We have some nodes that might be causing an issue. It seems that when a job that requires two nodes, lands on say, compute-0-4, the job times out. If the job runs entirely on compute-0-4, it successfully completes. I am try to find another job that has ran on compute-0-4 and used another node that completed successfully. Is there a way to find all jobs that have ran on compute-0-4? Thanks.
The best way would be to look in your accounting logs. The following is not at all elegant, but something like this might help:
. /etc/pbs.conf ; grep “compute-0-4” $PBS_HOME/server_priv/accounting/201708* | grep ;\E; | grep “Exit_status=0” | awk -F; ‘{print $3 " " $4}’ | awk ‘{print $1 " " $12}’ | grep ‘+’
That should give you a list of job IDs to start looking at (from August, adjust the “201708*” as needed of course). It should print the job ID and the exec_vnode string for successful jobs that ran on more than one vnode, one of which was “compute-0-4”. It does not filter multi-chunk jobs that had all chunks running on compute-0-4, and the list may not be perfect in other ways so treat it as as starting point.
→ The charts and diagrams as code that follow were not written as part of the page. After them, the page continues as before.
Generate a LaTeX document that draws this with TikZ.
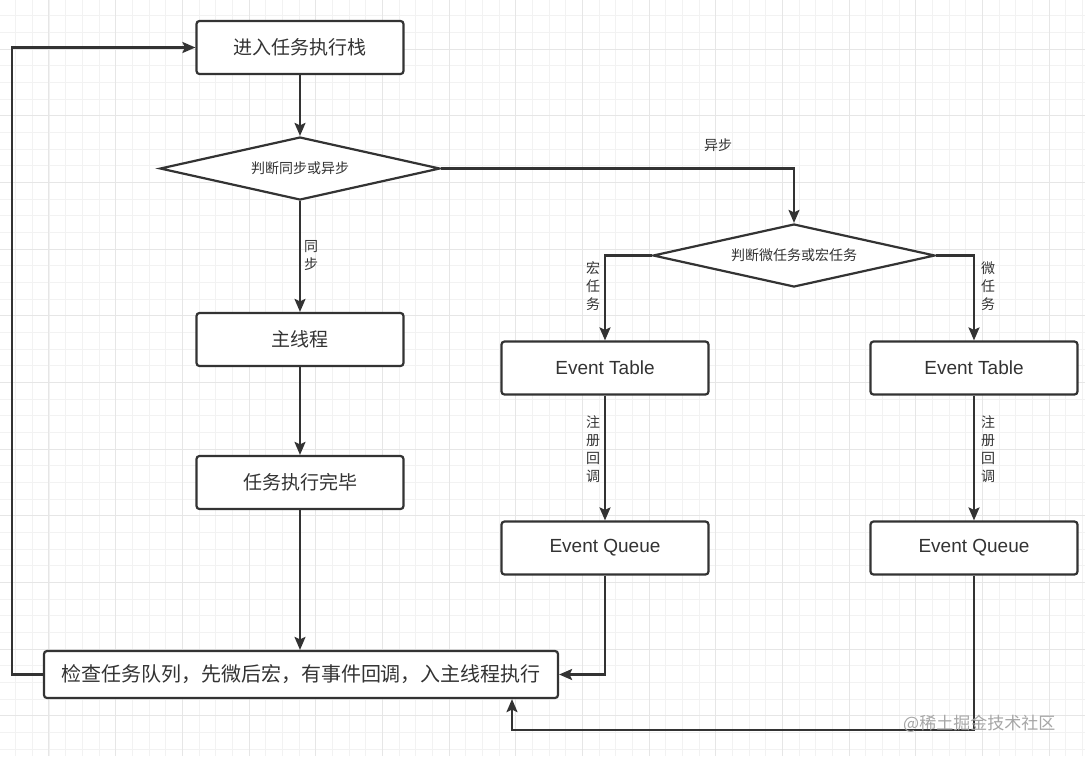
\documentclass[tikz,border=0pt]{standalone}
\usepackage{fontspec}
\setmainfont{Liberation Sans}
\newfontfamily\cjk{Noto Sans CJK SC}
\usetikzlibrary{shapes.geometric,arrows.meta}
\definecolor{ink}{HTML}{333333}
\definecolor{txt}{HTML}{333333}
\definecolor{gminor}{HTML}{F2F2F2}
\definecolor{gmajor}{HTML}{E6E6E6}
\tikzset{
  box/.style={draw=ink, line width=2.2pt, rounded corners=3pt, fill=white,
    minimum width=207pt, minimum height=53pt, inner sep=0pt, text=txt,
    font=\cjk\fontsize{19}{22}\selectfont},
  ebox/.style={box, font=\fontsize{19}{22}\selectfont},
  dia/.style={draw=ink, line width=2.2pt, shape=diamond, aspect=4.4, fill=white,
    minimum width=280pt, minimum height=63pt, inner sep=0pt, text=txt,
    font=\cjk\fontsize{14}{16}\selectfont},
  lab/.style={text=txt, inner sep=0pt, align=center,
    font=\cjk\fontsize{14}{18}\selectfont},
  arr/.style={draw=ink, line width=2.2pt, -{Stealth[length=13pt,width=11pt,inset=2.5pt]}},
  minorg/.style={draw=gminor, line width=1pt},
  majorg/.style={draw=gmajor, line width=1pt}
}
\begin{document}
\begin{tikzpicture}[x=1pt,y=-1pt]
\useasboundingbox (0,0) rectangle (1085,756);
\fill[white] (0,0) rectangle (1085,756);
\begin{scope}
\clip (0,0) rectangle (1085,756);
\foreach \i in {0,...,66} {\draw[minorg] ({-1+16.667*\i},0) -- ({-1+16.667*\i},756);}
\foreach \i in {0,...,46} {\draw[minorg] (0,{-1+16.667*\i}) -- (1085,{-1+16.667*\i});}
\foreach \i in {0,...,17} {\draw[majorg] ({-17.67+66.667*\i},0) -- ({-17.67+66.667*\i},756);}
\foreach \i in {0,...,12} {\draw[majorg] (0,{-17.67+66.667*\i}) -- (1085,{-17.67+66.667*\i});}
\end{scope}

\node[box] (A) at (300,47.5) {进入任务执行栈};
\node[dia] (D1) at (300,168.5) {判断同步或异步};
\node[box] (M) at (300,339.5) {主线程};
\node[box] (F) at (300,482.5) {任务执行完毕};
\node[box, minimum width=514pt, minimum height=47pt, font=\cjk\fontsize{20}{24}\selectfont] (C) at (301,674.5) {检查任务队列，先微后宏，有事件回调，入主线程执行};
\node[dia, minimum width=282pt] (D2) at (794,255.5) {判断微任务或宏任务};
\node[ebox] (TL) at (605,368) {Event Table};
\node[ebox] (TR) at (974,368) {Event Table};
\node[ebox] (QL) at (605,548) {Event Queue};
\node[ebox] (QR) at (974,548) {Event Queue};

\coordinate (lft) at (12,0);
\coordinate (bot) at (512,730);

\draw[arr] (A) -- (D1);
\draw[arr] (D1) -- (M);
\draw[arr] (M) -- (F);
\draw[arr] (F.south) -- (F.south |- C.north);
\draw[arr] (D1.east) -| (D2.north);
\draw[arr] (D2.west) -| (TL.north);
\draw[arr] (D2.east) -| (TR.north);
\draw[arr] (TL) -- (QL);
\draw[arr] (TR) -- (QR);
\draw[arr] (QL.south) |- (C.east);
\draw[arr] (QR.south) |- (bot) -- (bot |- C.south);
\draw[arr] (C.west) -- (C.west -| lft) |- (A.west);

\node[lab] (l1) at (718,145) {异步};
\node[lab] (l2) at (311,256) {同\\步};
\node[lab] (l3) at (593,286) {宏\\任\\务};
\node[lab] (l4) at (988,286) {微\\任\\务};
\node[lab] (l5) at (593,449) {注\\册\\回\\调};
\node[lab] (l6) at (988,449) {注\\册\\回\\调};

\node[text=gray!70, inner sep=0pt, anchor=west, font=\cjk\fontsize{17}{20}\selectfont] (wm) at (903,724) {@稀土掘金技术社区};
\end{tikzpicture}
\end{document}
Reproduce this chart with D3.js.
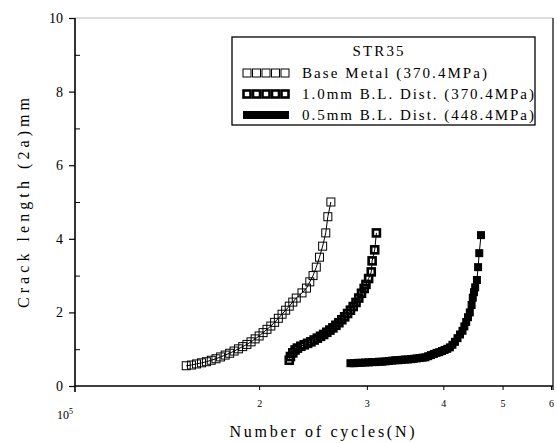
<!DOCTYPE html>
<html><head><meta charset="utf-8">
<script src="https://cdn.jsdelivr.net/npm/d3@7"></script>
<style>
body{margin:0;background:#fff;}
svg{display:block;}
text{font-family:"Liberation Serif","DejaVu Serif",serif;fill:#000;}
</style>
</head><body>
<svg id="c" width="557" height="443"></svg>
<script>
// ---- data ----
const baseN = [1.52,1.55,1.58,1.61,1.64,1.67,1.70,1.73,1.76,1.79,1.82,1.85,1.88,1.91,1.94,1.97,2.00,2.03,2.06,2.09,2.12,2.15,2.18,2.21,2.24,2.27,2.30,2.35,2.39,2.42,2.45,2.48,2.51,2.54,2.57,2.59,2.62];
const baseA = [0.55,0.57,0.60,0.63,0.66,0.70,0.74,0.79,0.84,0.89,0.95,1.01,1.07,1.13,1.20,1.28,1.36,1.45,1.54,1.63,1.73,1.84,1.95,2.06,2.17,2.28,2.39,2.53,2.66,2.83,3.00,3.23,3.50,3.80,4.16,4.60,5.00];
const bl10N = [2.24,2.25,2.27,2.29,2.31,2.34,2.37,2.40,2.43,2.46,2.49,2.52,2.55,2.58,2.61,2.64,2.67,2.70,2.73,2.76,2.79,2.82,2.85,2.88,2.91,2.94,2.97,2.99,3.02,3.05,3.06,3.09,3.11];
const bl10A = [0.70,0.80,0.90,0.98,1.03,1.08,1.12,1.16,1.20,1.25,1.30,1.35,1.40,1.46,1.52,1.58,1.65,1.72,1.80,1.88,1.97,2.06,2.16,2.27,2.39,2.52,2.65,2.76,2.92,3.10,3.40,3.70,4.16];
const bl05N = [2.82,2.86,2.90,2.94,2.98,3.02,3.06,3.10,3.14,3.18,3.22,3.26,3.30,3.34,3.38,3.42,3.46,3.50,3.54,3.58,3.62,3.66,3.70,3.74,3.78,3.82,3.86,3.90,3.94,3.98,4.02,4.06,4.10,4.14,4.18,4.22,4.26,4.30,4.33,4.36,4.39,4.42,4.45,4.47,4.49,4.51,4.54,4.56,4.58,4.61];
const bl05A = [0.62,0.62,0.63,0.63,0.64,0.64,0.65,0.65,0.66,0.66,0.67,0.68,0.69,0.70,0.70,0.71,0.72,0.72,0.73,0.74,0.75,0.76,0.77,0.78,0.81,0.84,0.87,0.90,0.92,0.95,0.98,1.01,1.05,1.12,1.20,1.30,1.40,1.50,1.62,1.74,1.87,2.00,2.20,2.40,2.55,2.68,2.88,3.23,3.61,4.10];
const seriesNames = ["Base Metal (370.4MPa)","1.0mm B.L. Dist. (370.4MPa)","0.5mm B.L. Dist. (448.4MPa)"];
const legendTitle = "STR35";
const xTickValues = [2e5,3e5,4e5,5e5,6e5];
const xTickLabels = ["2","3","4","5","6"];
const yTickValues = [0,2,4,6,8,10];
const yMinorTicks = [1,3,5,7,9];
const xTitle = "Number of cycles(N)";
const yTitle = "Crack length (2a)mm";

// ---- scales ----
const svg = d3.select("#c");
const x = d3.scaleLog().domain([1e5,6e5]).range([75,551]);
const y = d3.scaleLinear().domain([0,10]).range([386,18]);

// frame
svg.append("line").attr("x1",x(1e5)).attr("x2",553).attr("y1",y(10)).attr("y2",y(10)).attr("stroke","#aaa").attr("stroke-width",0.8);
svg.append("line").attr("x1",553).attr("x2",553).attr("y1",y(10)).attr("y2",390).attr("stroke","#000").attr("stroke-width",1.2);

// y axis
const gy = svg.append("g").attr("transform",`translate(${x(1e5)},0)`)
  .call(d3.axisLeft(y).tickValues(yTickValues).tickSize(6).tickPadding(6).tickFormat(d3.format("d")));
gy.select(".domain").remove();
gy.selectAll("text").attr("font-size",14).attr("font-family","Liberation Serif");
gy.selectAll("line").attr("stroke-width",1.2);
const gym = svg.append("g").attr("transform",`translate(${x(1e5)},0)`)
  .call(d3.axisRight(y).tickValues(yMinorTicks).tickSize(5).tickFormat(""));
gym.select(".domain").remove();
svg.append("line").attr("x1",x(1e5)).attr("x2",x(1e5)).attr("y1",y(10)).attr("y2",392).attr("stroke","#000").attr("stroke-width",1.6);

// x axis
const gx = svg.append("g").attr("transform",`translate(0,${y(0)})`)
  .call(d3.axisBottom(x).tickValues(xTickValues).tickSize(4).tickPadding(10).tickFormat((d,i)=>xTickLabels[i]));
gx.select(".domain").remove();
gx.selectAll("text").attr("font-size",10).attr("font-family","Liberation Serif");
svg.append("line").attr("x1",x(1e5)).attr("x2",553).attr("y1",y(0)).attr("y2",y(0)).attr("stroke","#000").attr("stroke-width",1.6);
const t105 = svg.append("text").attr("x",x(1e5)-18).attr("y",419).attr("font-size",12);
t105.append("tspan").text("10");
t105.append("tspan").attr("dy",-5).attr("font-size",8).text("5");

// titles
svg.append("text").attr("x",322).attr("y",437).attr("text-anchor","middle").attr("font-size",16)
  .attr("textLength",185).attr("lengthAdjust","spacing").text(xTitle);
svg.append("text").attr("transform",`translate(29,203) rotate(-90)`).attr("text-anchor","middle").attr("font-size",16)
  .attr("textLength",210).attr("lengthAdjust","spacing").text(yTitle);

// series
const series = [
  {N:baseN, A:baseA, kind:"open"},
  {N:bl10N, A:bl10A, kind:"half"},
  {N:bl05N, A:bl05A, kind:"solid"}
];
const line = d3.line().x(d=>x(d[0]*1e5)).y(d=>y(d[1]));
function marker(g, kind, cx, cy){
  if(kind==="open") g.append("rect").attr("x",cx-4).attr("y",cy-4).attr("width",8).attr("height",8).attr("fill","none").attr("stroke","#000").attr("stroke-width",1);
  else if(kind==="half") g.append("rect").attr("x",cx-3.5).attr("y",cy-3.5).attr("width",7).attr("height",7).attr("fill","none").attr("stroke","#000").attr("stroke-width",2.6);
  else g.append("rect").attr("x",cx-4).attr("y",cy-4).attr("width",8).attr("height",8).attr("fill","#000");
}
series.forEach(s=>{
  const pts = s.N.map((n,i)=>[n,s.A[i]]);
  svg.append("path").datum(pts).attr("d",line).attr("fill","none").attr("stroke","#000").attr("stroke-width",1);
  const g = svg.append("g");
  pts.forEach(p=>marker(g,s.kind,x(p[0]*1e5),y(p[1])));
});

// legend
const lg = svg.append("g");
lg.append("rect").attr("x",232).attr("y",37).attr("width",303).attr("height",88).attr("fill","#fff").attr("stroke","#000").attr("stroke-width",1.3);
lg.append("text").attr("x",378).attr("y",56).attr("text-anchor","middle").attr("font-size",15).attr("textLength",51).attr("lengthAdjust","spacing").text(legendTitle);
const rowY = [73,94,115];
const textEnds = [487,534,534];
const kinds = ["open","half","solid"];
rowY.forEach((ry,i)=>{
  if(kinds[i]==="solid"){
    lg.append("rect").attr("x",243).attr("y",ry-4).attr("width",46).attr("height",8).attr("fill","#000");
  } else {
    for(let k=0;k<5;k++) marker(lg,kinds[i],247+k*9.5,ry);
  }
  lg.append("text").attr("x",302).attr("y",ry+5).attr("font-size",15).attr("textLength",textEnds[i]-302).attr("lengthAdjust","spacing").text(seriesNames[i]);
});
</script>
</body></html>
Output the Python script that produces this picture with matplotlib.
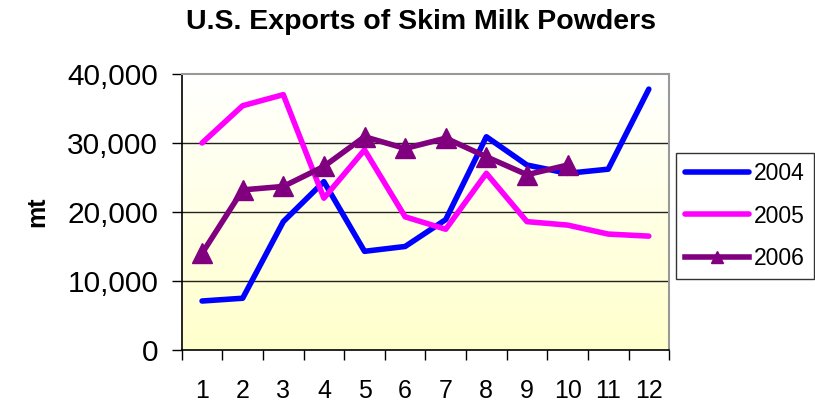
import matplotlib
matplotlib.use("Agg")
import matplotlib.pyplot as plt
import numpy as np
from matplotlib.ticker import FuncFormatter

plt.rcParams['font.family'] = ['Liberation Sans', 'DejaVu Sans']

# data
months = [1, 2, 3, 4, 5, 6, 7, 8, 9, 10, 11, 12]
exports_2004 = [7100, 7500, 18600, 24400, 14300, 15000, 18900, 30900, 26800, 25600, 26200, 37800]
exports_2005 = [30000, 35400, 37000, 22000, 29000, 19300, 17500, 25600, 18600, 18100, 16800, 16500]
months_2006 = [1, 2, 3, 4, 5, 6, 7, 8, 9, 10]
exports_2006 = [14000, 23200, 23700, 26600, 30900, 29200, 30700, 28000, 25400, 26800]

fig = plt.figure(figsize=(8.15, 4.03), dpi=100)
ax = fig.add_axes([0.223, 0.1315, 0.598, 0.685])

# gradient background: white at top to pale yellow at bottom
grad = np.linspace(0, 1, 256).reshape(-1, 1)
top = np.array([1.0, 1.0, 1.0])
bot = np.array([1.0, 1.0, 0.80])
img = top + (bot - top) * grad[:, :, None]
ax.imshow(img, extent=[0.5, 12.5, 0, 40000], aspect='auto', origin='upper', zorder=0)

for yv in [10000, 20000, 30000]:
    ax.axhline(yv, color='#222222', lw=1.0, zorder=1)

ax.plot(months, exports_2004, color='#0000FF', lw=4, solid_capstyle='round', label='2004', zorder=3)
ax.plot(months, exports_2005, color='#FF00FF', lw=4, solid_capstyle='round', label='2005', zorder=3)
ax.plot(months_2006, exports_2006, color='#800080', lw=4, marker='^', markersize=15,
        label='2006', zorder=4)

ax.set_xlim(0.5, 12.5)
ax.set_ylim(0, 40000)
ax.set_xticks(months)
ax.set_xticks(np.arange(0.5, 13, 1), minor=True)
ax.tick_params(axis='x', which='major', length=0, labelsize=18, pad=21)
ax.tick_params(axis='x', which='minor', length=7, direction='out', width=1)
ax.set_yticks([0, 10000, 20000, 30000, 40000])
ax.yaxis.set_major_formatter(FuncFormatter(lambda v, p: f"{int(v):,}"))
ax.tick_params(axis='y', labelsize=21.5, length=7, width=1, pad=10)

for s in ['top', 'right']:
    ax.spines[s].set_color('#999999')
    ax.spines[s].set_linewidth(1.5)
for s in ['left', 'bottom']:
    ax.spines[s].set_color('black')
    ax.spines[s].set_linewidth(1.2)

ax.set_ylabel('mt', fontsize=18, fontweight='bold', labelpad=13)
fig.text(0.517, 0.945, 'U.S. Exports of Skim Milk Powders', ha='center', va='center',
         fontsize=20.5, fontweight='bold')

leg = fig.legend(loc='center', bbox_to_anchor=(0.914, 0.464), fontsize=16.5, frameon=True,
                 fancybox=False, edgecolor='black', handlelength=2.8, handletextpad=0.2,
                 labelspacing=0.85, borderpad=0.4, markerscale=0.6)
leg.get_frame().set_linewidth(1.0)

fig.savefig('out.png', dpi=100)
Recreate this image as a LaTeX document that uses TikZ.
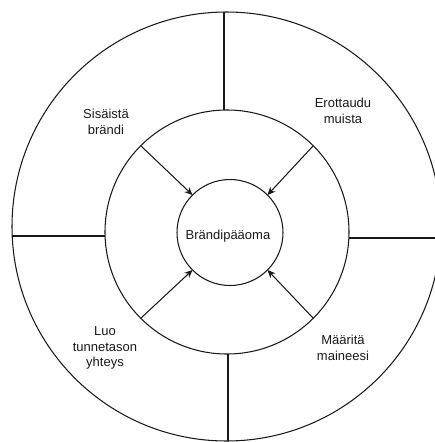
\documentclass[tikz,border=0pt]{standalone}
\usepackage{fontspec}
\setmainfont{Liberation Sans}
\usetikzlibrary{arrows.meta}
\begin{document}
\begin{tikzpicture}[x=1pt,y=-1pt,
  wire/.style={draw=black!90,line width=1.05pt},
  disc/.style={circle,wire,inner sep=0pt,outer sep=0pt,minimum size=#1},
  arr/.style={wire,-{Stealth[length=8pt,width=7pt]}},
  lbl/.style={font=\fontsize{13}{15.5}\selectfont,align=center,text=black!90}]
\useasboundingbox (0,0) rectangle (435,442);
% outer ring, cut off on the right
\begin{scope}
  \clip (0,0) rectangle (435,442);
  \node[disc=429pt] (outer) at (226.5,226.5) {};
\end{scope}
% middle ring and core
\node[disc=244pt] (ring) at (227,232) {};
\node[disc=106pt] (core) at (230,232.5) {};

% dividing spokes between the two rings
\coordinate (topA) at (224,12);
\coordinate (topB) at (224,110);
\coordinate (leftA) at (12.2,236);
\coordinate (leftB) at (105.1,236);
\coordinate (rightA) at (348.9,238);
\coordinate (rightB) at (436,238);
\coordinate (botA) at (228,354);
\coordinate (botB) at (228,441);
\draw[wire] (topA) -- (topB);
\draw[wire] (leftA) -- (leftB);
\draw[wire] (rightA) -- (rightB);
\draw[wire] (botA) -- (botB);

% arrows into the core
\draw[arr] (ring.135) -- (core.135);
\draw[arr] (ring.45) -- (core.45);
\draw[arr] (ring.225) -- (core.225);
\draw[arr] (ring.315) -- (core.315);

% labels
\node[lbl] (core label) at (228,236) {Brändipääoma};
\node[lbl] (q1) at (106,122) {Sisäistä\\brändi};
\node[lbl] (q2) at (343,111) {Erottaudu\\muista};
\node[lbl] (q3) at (105,348) {Luo\\tunnetason\\yhteys};
\node[lbl] (q4) at (343,348) {Määritä\\maineesi};
\end{tikzpicture}
\end{document}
When you say that the job “times out”, what exactly do you mean? Do you see that PBS is successfully launching the job script and some command or other in the script is timing out, or do you see that the job script is never actually launched? The mom logs from all nodes in the job may be revealing, and/or the job’s stdout/err files depending on where it is getting hung up.
Does it seem to matter if compute-0-4 is the primary or secondary node in the job?